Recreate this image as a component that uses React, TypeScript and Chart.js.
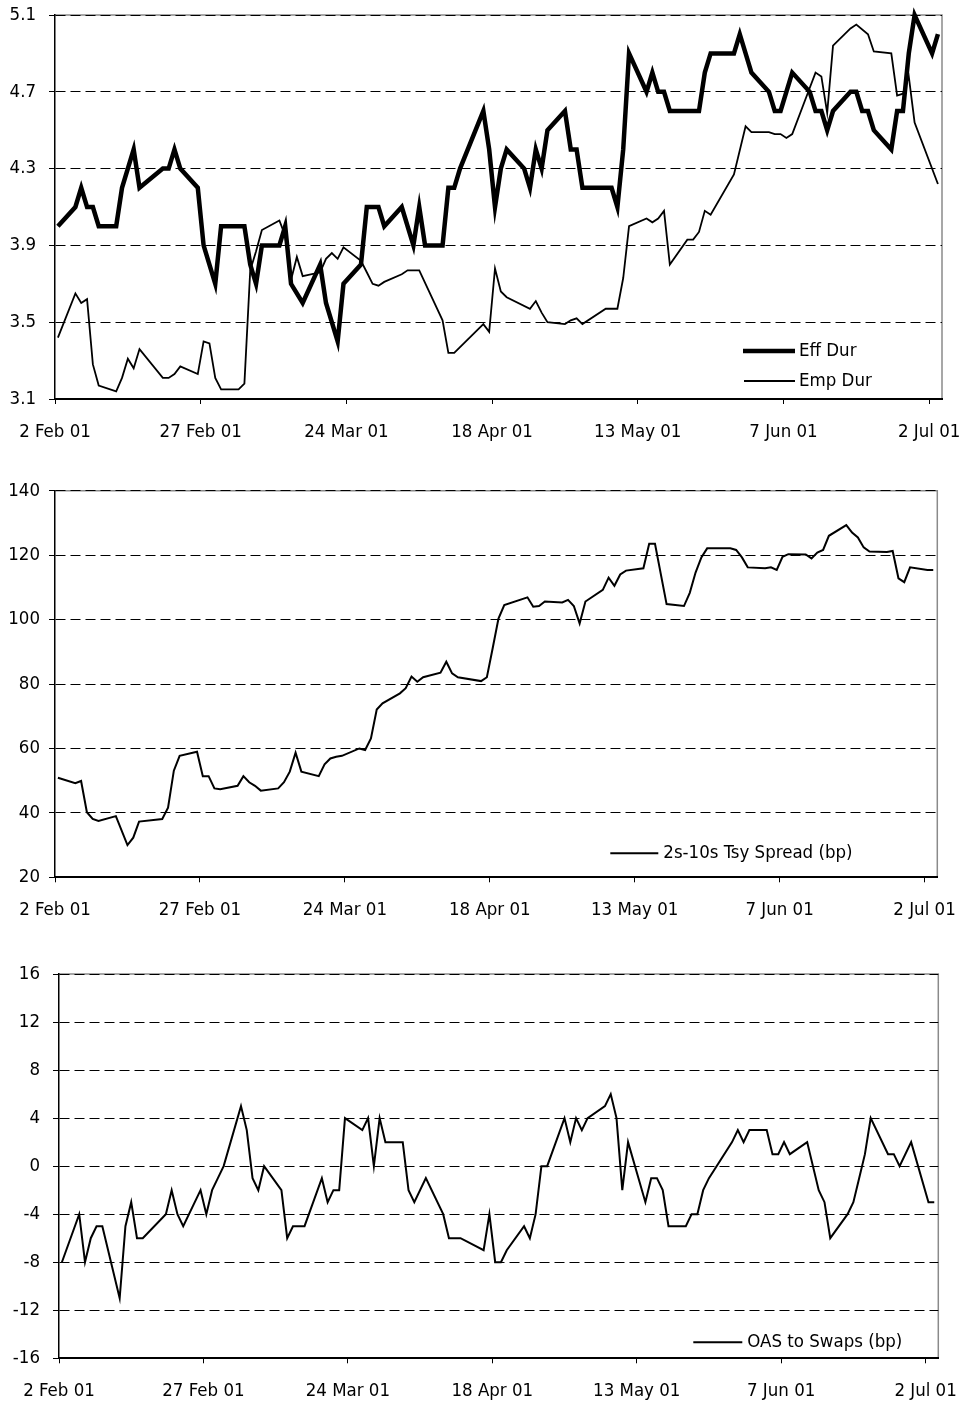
==
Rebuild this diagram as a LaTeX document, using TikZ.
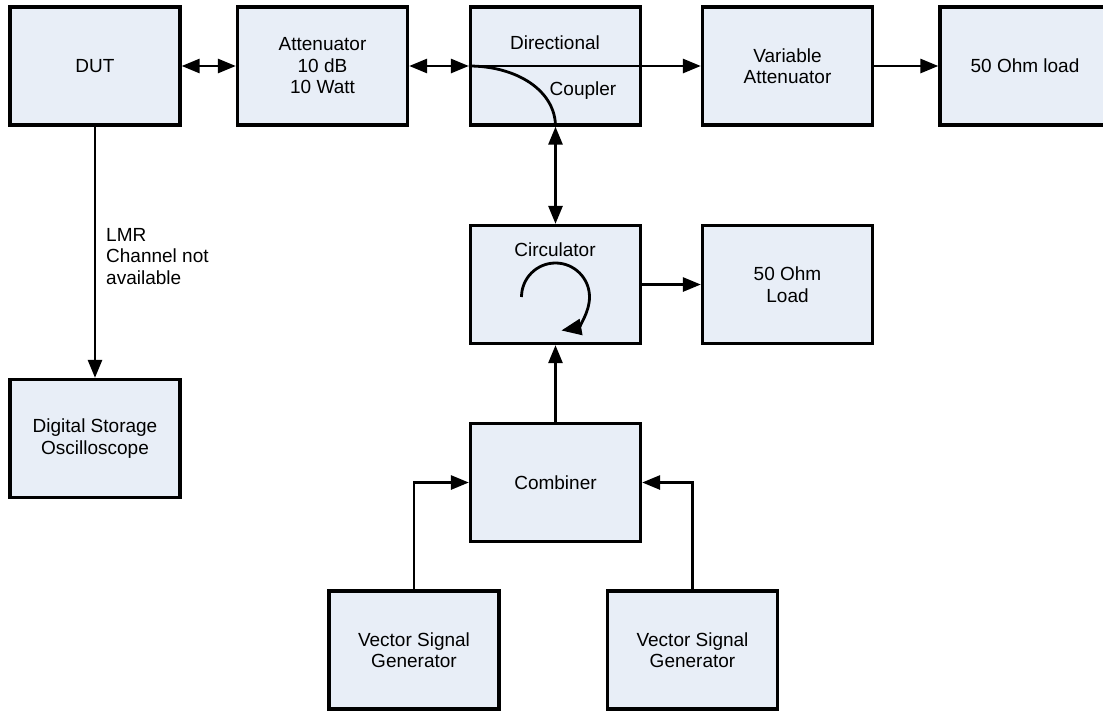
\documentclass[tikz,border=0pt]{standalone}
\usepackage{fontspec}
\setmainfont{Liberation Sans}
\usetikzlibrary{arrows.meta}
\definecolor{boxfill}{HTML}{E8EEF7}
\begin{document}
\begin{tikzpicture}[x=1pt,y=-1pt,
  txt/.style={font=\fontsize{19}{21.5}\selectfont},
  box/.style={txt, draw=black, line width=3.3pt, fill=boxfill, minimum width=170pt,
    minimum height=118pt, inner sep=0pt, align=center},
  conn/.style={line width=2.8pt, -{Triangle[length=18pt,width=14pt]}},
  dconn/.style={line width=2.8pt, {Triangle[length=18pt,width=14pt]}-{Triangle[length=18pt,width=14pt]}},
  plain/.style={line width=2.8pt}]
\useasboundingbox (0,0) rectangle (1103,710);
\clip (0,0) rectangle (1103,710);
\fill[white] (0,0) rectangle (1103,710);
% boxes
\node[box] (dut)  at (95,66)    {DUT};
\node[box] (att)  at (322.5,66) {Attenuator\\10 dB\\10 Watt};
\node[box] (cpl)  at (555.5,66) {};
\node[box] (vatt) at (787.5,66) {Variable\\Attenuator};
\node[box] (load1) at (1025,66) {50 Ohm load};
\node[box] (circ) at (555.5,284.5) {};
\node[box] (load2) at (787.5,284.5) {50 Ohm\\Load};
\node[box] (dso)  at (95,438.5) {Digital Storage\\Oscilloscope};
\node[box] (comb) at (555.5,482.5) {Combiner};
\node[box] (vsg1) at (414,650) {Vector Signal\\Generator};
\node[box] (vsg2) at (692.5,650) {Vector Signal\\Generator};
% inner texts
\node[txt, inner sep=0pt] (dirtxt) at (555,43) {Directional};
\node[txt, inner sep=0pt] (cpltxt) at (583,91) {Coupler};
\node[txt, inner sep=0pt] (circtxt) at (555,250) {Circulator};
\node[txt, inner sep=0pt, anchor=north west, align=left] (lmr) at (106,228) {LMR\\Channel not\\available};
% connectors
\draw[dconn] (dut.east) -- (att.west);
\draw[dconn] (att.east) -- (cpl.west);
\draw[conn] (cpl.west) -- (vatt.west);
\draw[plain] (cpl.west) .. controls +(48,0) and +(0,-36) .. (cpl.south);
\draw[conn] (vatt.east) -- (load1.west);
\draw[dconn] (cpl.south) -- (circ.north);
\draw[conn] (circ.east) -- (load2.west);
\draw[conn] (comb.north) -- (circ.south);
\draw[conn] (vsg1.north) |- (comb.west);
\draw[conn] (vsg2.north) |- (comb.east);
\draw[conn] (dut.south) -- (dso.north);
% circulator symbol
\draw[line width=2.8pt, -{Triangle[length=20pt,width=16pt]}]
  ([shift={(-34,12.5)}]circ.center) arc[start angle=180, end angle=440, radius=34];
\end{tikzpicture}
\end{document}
==
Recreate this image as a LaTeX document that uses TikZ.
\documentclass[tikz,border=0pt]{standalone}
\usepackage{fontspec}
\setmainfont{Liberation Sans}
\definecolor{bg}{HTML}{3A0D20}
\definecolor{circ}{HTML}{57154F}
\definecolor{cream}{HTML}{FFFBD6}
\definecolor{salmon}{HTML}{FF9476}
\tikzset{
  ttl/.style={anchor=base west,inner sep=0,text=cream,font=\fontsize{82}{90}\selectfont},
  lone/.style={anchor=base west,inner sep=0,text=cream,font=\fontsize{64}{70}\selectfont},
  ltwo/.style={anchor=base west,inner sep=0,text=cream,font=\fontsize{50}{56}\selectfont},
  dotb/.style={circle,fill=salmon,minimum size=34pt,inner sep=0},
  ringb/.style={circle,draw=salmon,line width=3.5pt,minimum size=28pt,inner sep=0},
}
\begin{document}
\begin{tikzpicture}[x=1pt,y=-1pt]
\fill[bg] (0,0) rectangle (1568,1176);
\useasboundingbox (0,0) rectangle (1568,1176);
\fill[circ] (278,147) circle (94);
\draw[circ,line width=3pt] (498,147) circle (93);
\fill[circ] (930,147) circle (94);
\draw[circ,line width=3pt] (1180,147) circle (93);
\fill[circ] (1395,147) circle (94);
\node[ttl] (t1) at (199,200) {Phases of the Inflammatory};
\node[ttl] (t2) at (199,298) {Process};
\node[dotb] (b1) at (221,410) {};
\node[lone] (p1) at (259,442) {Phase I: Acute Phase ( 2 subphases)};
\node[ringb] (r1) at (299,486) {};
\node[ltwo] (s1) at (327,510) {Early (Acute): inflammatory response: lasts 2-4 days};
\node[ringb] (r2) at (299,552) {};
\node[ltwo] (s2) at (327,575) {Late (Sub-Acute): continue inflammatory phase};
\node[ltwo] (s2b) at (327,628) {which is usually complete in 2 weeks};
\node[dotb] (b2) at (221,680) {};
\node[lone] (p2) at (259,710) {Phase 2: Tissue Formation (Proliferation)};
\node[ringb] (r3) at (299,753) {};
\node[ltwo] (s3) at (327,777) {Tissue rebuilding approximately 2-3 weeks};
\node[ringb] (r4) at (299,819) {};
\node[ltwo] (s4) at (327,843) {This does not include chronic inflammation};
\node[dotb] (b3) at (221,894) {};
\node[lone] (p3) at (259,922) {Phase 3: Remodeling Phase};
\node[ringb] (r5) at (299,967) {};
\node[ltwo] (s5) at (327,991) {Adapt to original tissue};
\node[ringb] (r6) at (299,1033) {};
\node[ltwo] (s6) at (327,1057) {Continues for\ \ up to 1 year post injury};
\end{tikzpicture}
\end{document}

#### SHORT EXERCISE
Show every line in the records above that contains the word "image".

#### ANSWER BELOW
Recreate this image as a component that uses React, TypeScript and Chart.js.
Recreate this image as a LaTeX document that uses TikZ.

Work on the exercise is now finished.